Panorama of the Bala Hissar


This panoramic photograph of the Bala Hissar (High Fort) in Kabul is from an album of rare historical photographs depicting people and places associated with the Second Anglo-Afghan War. The British envoy to Kabul, Sir Pierre Louis Napoleon Cavagnari (1841–79), was murdered inside the fort in September 1879, triggering a general uprising and the second phase of the war. The Kōh-e Shēr Darwāzah (lion door) Mountain rises behind the fort, while the ancient walls with battlements and sentry towers trail off into the distance on both sides. The fortress, which dates from the fifth century, overlooked the city from a hill to the south and was the traditional seat of Afghan rulers. It reputedly was home to Timur (Tamerlane, from Tīmūr Lang meaning Timur the Lame) and the Mughal emperor, Babur. British troops can be seen by the entrance gate in the right side of the photograph.

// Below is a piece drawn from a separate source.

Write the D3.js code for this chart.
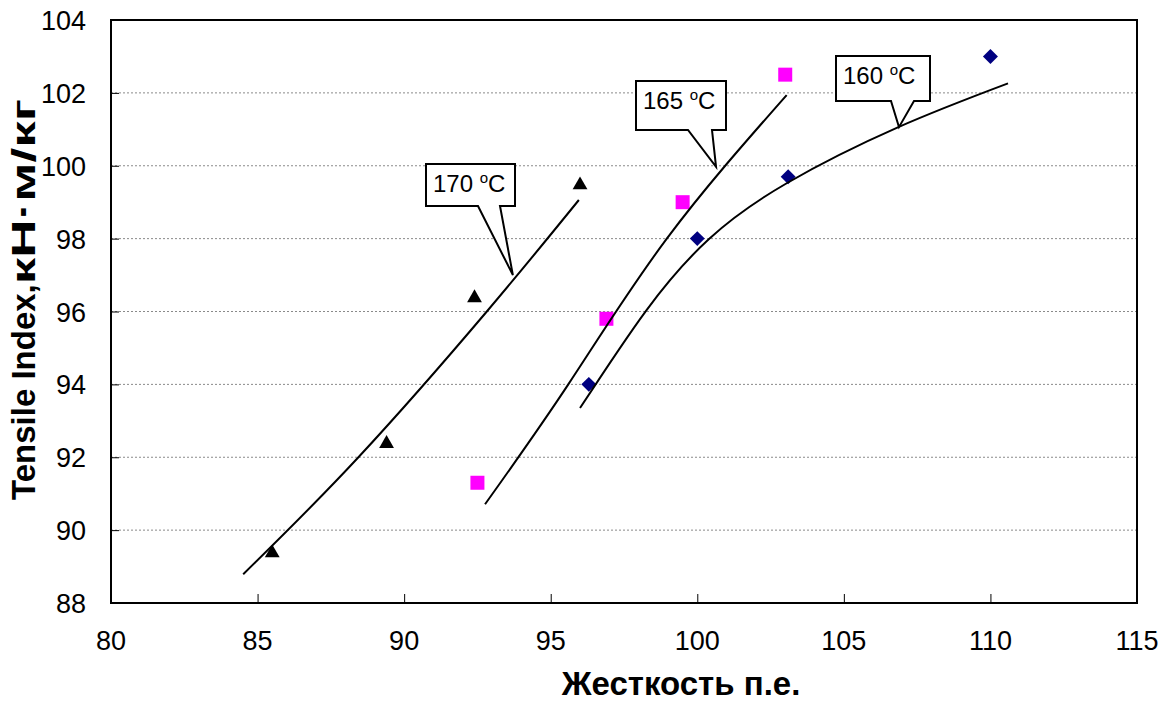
<!DOCTYPE html>
<html>
<head>
<meta charset="utf-8">
<script src="https://cdn.jsdelivr.net/npm/d3@7"></script>
<style>
  body { margin: 0; background: #fff; }
  svg { font-family: "Liberation Sans", Arial, sans-serif; }
</style>
</head>
<body>
<svg width="1171" height="702"></svg>
<script>
// ticks
var xTicks = [80, 85, 90, 95, 100, 105, 110, 115]
var yTicks = [88, 90, 92, 94, 96, 98, 100, 102, 104]

// measured points (Жесткость, Tensile Index)
var hard170 = [85.5, 89.4, 92.4, 96.0]
var tens170 = [89.4, 92.4, 96.4, 99.5]
var hard165 = [92.5, 96.9, 99.5, 103.0]
var tens165 = [91.3, 95.8, 99.0, 102.5]
var hard160 = [96.3, 100.0, 103.1, 110.0]
var tens160 = [94.0, 98.0, 99.7, 103.0]

// trend lines
var trend170X = [84.51, 88.44, 92.82, 95.96]
var trend170Y = [88.79, 92.0, 96.0, 99.06]
var trend165X = [92.76, 95.60, 98.96, 103.05]
var trend165Y = [90.71, 94.0, 98.0, 101.94]
var trend160X = [96.0, 98.27, 100.40, 103.05, 106.86, 110.60]
var trend160Y = [93.35, 96.04, 97.99, 99.52, 101.06, 102.26]

// callout labels and where they point to
var labels = ['170', '165', '160']
var tipX = [93.71, 100.64, 106.88]
var tipY = [97.0, 99.97, 101.06]

var svg = d3.select('svg')

var plotL = 111, plotR = 1137, plotT = 20, plotB = 603

var x = d3.scaleLinear().domain([80, 115]).range([plotL, plotR])
var y = d3.scaleLinear().domain([88, 104]).range([plotB, plotT])

// gridlines
svg.append('g')
    .selectAll('line')
    .data(yTicks.slice(1, -1))
    .enter()
    .append('line')
    .attr('x1', plotL)
    .attr('x2', plotR)
    .attr('y1', d => y(d))
    .attr('y2', d => y(d))
    .attr('stroke', '#8a8a8a')
    .attr('stroke-width', 1)
    .attr('stroke-dasharray', '2,2')

// axes, ticks inside
var xAxis = svg.append('g')
    .attr('transform', 'translate(0,' + plotB + ')')
    .call(d3.axisBottom(x).tickValues(xTicks).tickSizeInner(-9).tickSizeOuter(0))
xAxis.select('.domain').remove()
xAxis.selectAll('text').remove()
xAxis.selectAll('line').attr('stroke', '#000').attr('stroke-width', 1)

var yAxis = svg.append('g')
    .attr('transform', 'translate(' + plotL + ',0)')
    .call(d3.axisLeft(y).tickValues(yTicks).tickSizeInner(-8).tickSizeOuter(0))
yAxis.select('.domain').remove()
yAxis.selectAll('text').remove()
yAxis.selectAll('line').attr('stroke', '#000').attr('stroke-width', 1)

svg.append('rect')
    .attr('x', plotL)
    .attr('y', plotT)
    .attr('width', plotR - plotL)
    .attr('height', plotB - plotT)
    .attr('fill', 'none')
    .attr('stroke', '#000')
    .attr('stroke-width', 2)

// tick labels
svg.append('g')
    .selectAll('text')
    .data(xTicks)
    .enter()
    .append('text')
    .text(d => d)
    .attr('x', d => x(d))
    .attr('y', 650)
    .attr('text-anchor', 'middle')
    .style('font-size', '27px')

svg.append('g')
    .selectAll('text')
    .data(yTicks)
    .enter()
    .append('text')
    .text(d => d)
    .attr('x', 86)
    .attr('y', d => y(d) + 10)
    .attr('text-anchor', 'end')
    .style('font-size', '27px')

// axis titles
svg.append('text')
    .text('Жесткость п.е.')
    .attr('x', 681)
    .attr('y', 695)
    .attr('text-anchor', 'middle')
    .style('font-size', '33px')
    .style('font-weight', 'bold')

var yTitle = svg.append('text')
    .attr('transform', 'translate(35,0) rotate(-90)')
    .attr('x', -500)
    .attr('y', 0)
    .style('font-size', '33px')
    .style('font-weight', 'bold')
yTitle.append('tspan').text('Tensile Index,')
yTitle.append('tspan').text('кН·м/кг')
    .attr('textLength', 185)
    .attr('lengthAdjust', 'spacingAndGlyphs')

// markers
function pts(xs, ys) { return xs.map((v, i) => [v, ys[i]]) }

svg.append('g')
    .selectAll('path')
    .data(pts(hard170, tens170))
    .enter()
    .append('path')
    .attr('d', d3.symbol(d3.symbolTriangle, 95))
    .attr('transform', d => 'translate(' + x(d[0]) + ',' + (y(d[1]) + 1) + ')')
    .attr('fill', '#000')

svg.append('g')
    .selectAll('path')
    .data(pts(hard165, tens165))
    .enter()
    .append('path')
    .attr('d', d3.symbol(d3.symbolSquare, 196))
    .attr('transform', d => 'translate(' + x(d[0]) + ',' + y(d[1]) + ')')
    .attr('fill', '#FF00FF')

svg.append('g')
    .selectAll('path')
    .data(pts(hard160, tens160))
    .enter()
    .append('path')
    .attr('d', d3.symbol(d3.symbolSquare, 112))
    .attr('transform', d => 'translate(' + x(d[0]) + ',' + y(d[1]) + ') rotate(45)')
    .attr('fill', '#000080')

// trend lines
var line = d3.line()
    .x(d => x(d[0]))
    .y(d => y(d[1]))
    .curve(d3.curveNatural)

var trends = [pts(trend170X, trend170Y), pts(trend165X, trend165Y), pts(trend160X, trend160Y)]
svg.append('g')
    .selectAll('path')
    .data(trends)
    .enter()
    .append('path')
    .attr('d', line)
    .attr('fill', 'none')
    .attr('stroke', '#000')
    .attr('stroke-width', 2)

// callouts: box [x, y, w, h], pointer base [left, right]
var boxes = [[426, 164, 89, 42, 478, 500], [636, 81, 90, 49, 688, 712], [836, 56, 94, 45, 891, 914]]

labels.forEach(function (lab, i) {
    var b = boxes[i]
    var tx = x(tipX[i]), ty = y(tipY[i])
    var bx = b[0], by = b[1], bw = b[2], bh = b[3]
    var p = 'M' + bx + ',' + by + 'H' + (bx + bw) + 'V' + (by + bh) +
        'H' + b[5] + 'L' + tx + ',' + ty + 'L' + b[4] + ',' + (by + bh) +
        'H' + bx + 'Z'
    svg.append('path')
        .attr('d', p)
        .attr('fill', '#fff')
        .attr('stroke', '#000')
        .attr('stroke-width', 2)
        .attr('stroke-linejoin', 'miter')

    var t = svg.append('text')
        .attr('x', bx + 7)
        .attr('y', by + 28)
        .style('font-size', '24px')
    t.append('tspan').text(lab + ' ')
    t.append('tspan').text('o').style('font-size', '15px').attr('dy', -9)
    t.append('tspan').text('C').attr('dy', 9)
})
</script>
</body>
</html>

The Second Anglo-Afghan War began in November 1878 when Great Britain, fearful of what it saw as growing Russian influence in Afghanistan, invaded the country from British India. The first phase of the war ended in May 1879 with the Treaty of Gandamak, which permitted the Afghans to maintain internal sovereignty but forced them to cede control over their foreign policy to the British. Fighting resumed in September 1879, after an anti-British uprising in Kabul, and finally concluded in September 1880 with the decisive Battle of Kandahar. The album includes portraits of British and Afghan leaders and military personnel, portraits of ordinary Afghan people, and depictions of British military camps and activities, structures, landscapes, and cities and towns. The sites shown are all located within the borders of present-day Afghanistan or Pakistan (a part of British India at the time). About a third of the photographs were taken by John Burke (circa 1843–1900), another third by Sir Benjamin Simpson (1831–1923), and the remainder by several other photographers. Some of the photographs are unattributed. The album possibly was compiled by a member of the British Indian government, but this has not been confirmed. How it came to the Library of Congress is not known.